With all these up-and-coming and high-profile taqueros, chefs, and molineros focusing on the craft of nixtamalized corn tortillas and other masa preparations, do we have a bona fide artisan movement? It certainly looks like it, especially with restaurants such as Elemi and Taconeta proudly displaying bags of corn in their dining rooms bolstered by stalwarts such as Hugo’s. The national spotlight on Texas tortillerias and nixtamal practitioners has also grown. But I don’t think the impact is mainstream yet. Many obstacles have been overcome in the effort to bring nixtamalized masa to the people, but many more hurdles remain to be surmounted, including the popular insistence that masa preparations must be cheap.

Stellar examples of tacos made with these kinds of tortillas at Nixta Taqueria, Elemi, and José are pricy; $6 to $10; $6; $17 to $19, respectively.
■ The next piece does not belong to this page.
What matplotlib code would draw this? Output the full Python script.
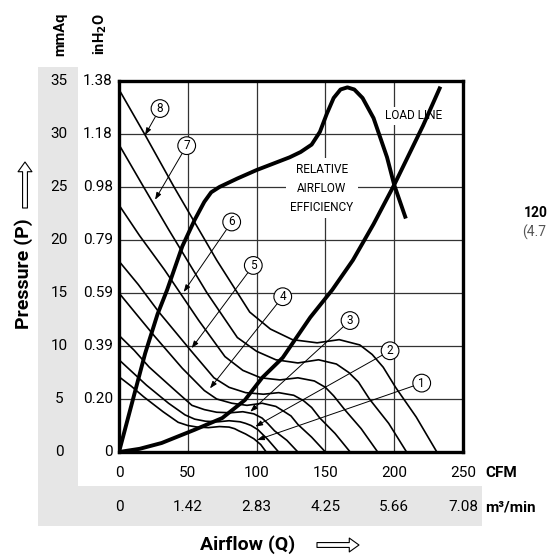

Molino Olōyō’s preorder menu lists a half pound of Wagyu suadero with four tortillas for DIY tacos at a cool $24. The quality, the respect, and the craft make the prices justifiable. But most residents in my Mexican American enclave in Dallas, for example, can’t afford that. Even with the resources available to me, I’ve occasionally balked at prices. Nevertheless, nixtamalized masa preparations, especially tortillas, are essential to upholding tradition and providing the public with nutritious and delicious dishes. Everyone deserves a great tortilla.